[Participation of the product of gene dnaG in the slow nonmutagenic repair pathway for gamma-induced single-stranded DNA breaks in Escherichia coli cells].

The survival of cells and yield of DNA single-strand breaks after the completion of DNA repair in growth medium M9 and in the buffer at 30 degrees and 43 degrees C has been investigated in four strains of alpha-irradiated Escherichia coli: PC3 dnaGts, NY73 dnaGts polA1, W3110 pol+, P3478 polA1. The survival of the dnaGts mutant at 43 degrees in M9 and the buffer is lower and the yield of single-strand breaks is higher than at 30 degrees.
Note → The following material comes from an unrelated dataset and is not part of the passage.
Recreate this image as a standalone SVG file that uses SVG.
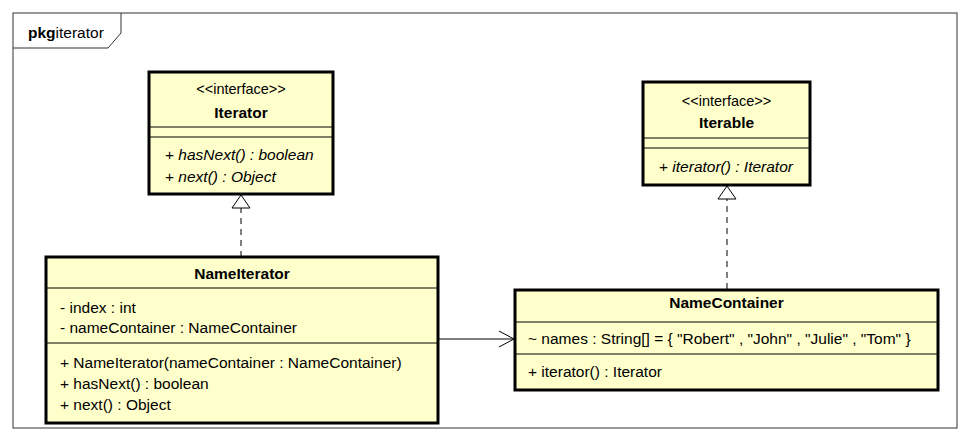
<svg xmlns="http://www.w3.org/2000/svg" width="972" height="441" viewBox="0 0 972 441">
<style>
text{font-family:"Liberation Sans",Arial,sans-serif;font-size:15.5px;fill:#000}
.b{font-weight:bold}
.i{font-style:italic}
.c{text-anchor:middle}
.box{fill:#FFFFCC;stroke:#000;stroke-width:3}
.sep{stroke:#000;stroke-width:1}
.dash{stroke:#000;stroke-width:1;stroke-dasharray:6,5;fill:none}
</style>
<defs>
<marker id="tri" markerWidth="20" markerHeight="16" viewBox="0 0 20 16" refX="1" refY="8" orient="auto" markerUnits="userSpaceOnUse">
<path d="M1,8 L14,0 L14,16 Z" fill="#fff" stroke="#000" stroke-width="1"/>
</marker>
<marker id="open" markerWidth="20" markerHeight="20" viewBox="0 0 20 20" refX="16" refY="10" orient="auto" markerUnits="userSpaceOnUse">
<path d="M2,2 L16,10 L2,18" fill="none" stroke="#000" stroke-width="1"/>
</marker>
</defs>
<rect x="0" y="0" width="972" height="441" fill="#fff"/>
<g id="package">
<rect x="13" y="13" width="944" height="415" fill="none" stroke="#333" stroke-width="1"/>
<path d="M13,48 L108,48 L121,33 L121,13" fill="none" stroke="#333" stroke-width="1"/>
<text x="28" y="38"><tspan class="b">pkg</tspan>iterator</text>
</g>
<g id="connectors">
<line x1="241" y1="257" x2="241" y2="208" class="dash"/>
<path d="M241,195 L232,208 L250,208 Z" fill="#fff" stroke="#000" stroke-width="1"/>
<line x1="727" y1="289" x2="727" y2="199" class="dash"/>
<path d="M727,186 L718,199 L736,199 Z" fill="#fff" stroke="#000" stroke-width="1"/>
<line x1="439" y1="339" x2="514" y2="339" stroke="#000" stroke-width="1"/>
<path d="M499,331 L514,339 L499,347" fill="none" stroke="#000" stroke-width="1"/>
</g>
<g id="Iterator">
<rect x="149" y="72" width="184" height="122" class="box"/>
<line x1="149" y1="127" x2="333" y2="127" class="sep"/>
<line x1="149" y1="137" x2="333" y2="137" class="sep"/>
<text x="241" y="94" class="c" style="font-size:14.5px">&lt;&lt;interface&gt;&gt;</text>
<text x="241" y="118" class="c b">Iterator</text>
<text x="165" y="160"><tspan>+ </tspan><tspan class="i">hasNext() : boolean</tspan></text>
<text x="165" y="182"><tspan>+ </tspan><tspan class="i">next() : Object</tspan></text>
</g>
<g id="Iterable">
<rect x="643" y="82" width="167" height="103" class="box"/>
<line x1="643" y1="138" x2="810" y2="138" class="sep"/>
<line x1="643" y1="148" x2="810" y2="148" class="sep"/>
<text x="726.5" y="106" class="c" style="font-size:14.5px">&lt;&lt;interface&gt;&gt;</text>
<text x="726.5" y="128" class="c b">Iterable</text>
<text x="659" y="172"><tspan>+ </tspan><tspan class="i">iterator() : Iterator</tspan></text>
</g>
<g id="NameIterator">
<rect x="46" y="257" width="392" height="166" class="box"/>
<line x1="46" y1="288" x2="438" y2="288" class="sep"/>
<line x1="46" y1="343" x2="438" y2="343" class="sep"/>
<text x="242" y="279" class="c b">NameIterator</text>
<text x="60" y="313">- index : int</text>
<text x="60" y="333">- nameContainer : NameContainer</text>
<text x="60" y="368">+ NameIterator(nameContainer : NameContainer)</text>
<text x="60" y="389">+ hasNext() : boolean</text>
<text x="60" y="410">+ next() : Object</text>
</g>
<g id="NameContainer">
<rect x="515" y="290" width="423" height="100" class="box"/>
<line x1="515" y1="322" x2="938" y2="322" class="sep"/>
<line x1="515" y1="354" x2="938" y2="354" class="sep"/>
<text x="726.5" y="308" class="c b">NameContainer</text>
<text x="528" y="344">~ names : String[] = { "Robert" , "John" , "Julie" , "Tom" }</text>
<text x="528" y="377">+ iterator() : Iterator</text>
</g>
</svg>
In the polA1 mutant, the yield of single-strand breaks in M9 and in the buffer at both the temperatures is significantly higher, and the survival is significantly lower than in pol+- and dnaGts strains. These data indicate that dnaG gene product (primase, rifampicin-resistant RNA polymerase) and DNA polymerase I are involved in different pathways of DNA single-strand break repair. DNA polymerase I is the key enzyme for the fast, growth medium-independent repair of DNA single-strand breaks. Thus, the dnaG gene product is involved in the slow, growth medium-dependent polA-independent DNA single-strand break repair. The yield of breaks in double mutant polA1 dnaGts in M9 and in the buffer does not differ from that in single mutant polA1. Thus, DNA polymerase I in fast repair of DNA single strand breaks is not changed by the dnaG gene product. It has been demonstrated that the dnaG gene product does not participate in the UV-induced mutagenesis.